Сотня пьес у нее уже наберется. Уже и книги выходят, стала членом Союза писателей. Защитила на любимую тему “внеклассной работы” кандидатскую. И… преподает в Московском государственном педагогическом университете. Одна в своем роде, востребованная. Читает с кафедры, что учитель, сам не написавший двух строчек стихов, не нарисовавший картины, не сыгравший на сцене, никогда не только не поймет своего талантливого, творческого ученика, но и может стать его гонителем! Его урок засушит, мораль превратится в палку, лекция вызовет уныние. А театр… Это такая роскошь! “Волшебный край!”, – сказал Пушкин. Он учит перевоплощаться. Иначе – входить в образ другого человека и понимать его!
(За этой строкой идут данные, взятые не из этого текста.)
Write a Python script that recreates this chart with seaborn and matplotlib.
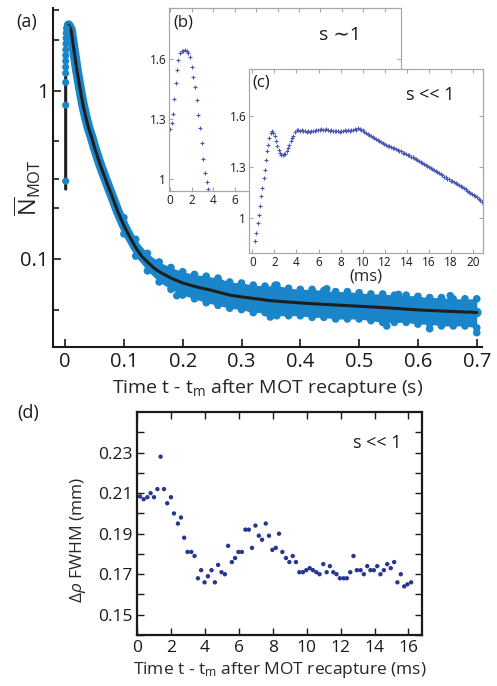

Даже в пьесу “Кошкин дом” можно ввести материалы урока химии, физики, математики, если, конечно, подойти творчески… Еще театр Нины Опариной учит педагога всегда идти навстречу неумелому, застенчивому ребенку и утверждать его в успехе! Это театр “щадящего режима”, не факультатива, а живой жизни. Наконец, это театр, который говорит, что, пока дети сами не сыграют гоголевских, пушкинских и лермонтовских героев, они не полюбят и не прочувствуют русскую литературу и русский характер. Жизнь – действо, значит, и постигается через действие!
…Страна, которой больше нет? Деревня не умерла, она трудится в Нине. А в хорошей деревне никому не давали пропасть. Потому что понимали: праздник – для человека!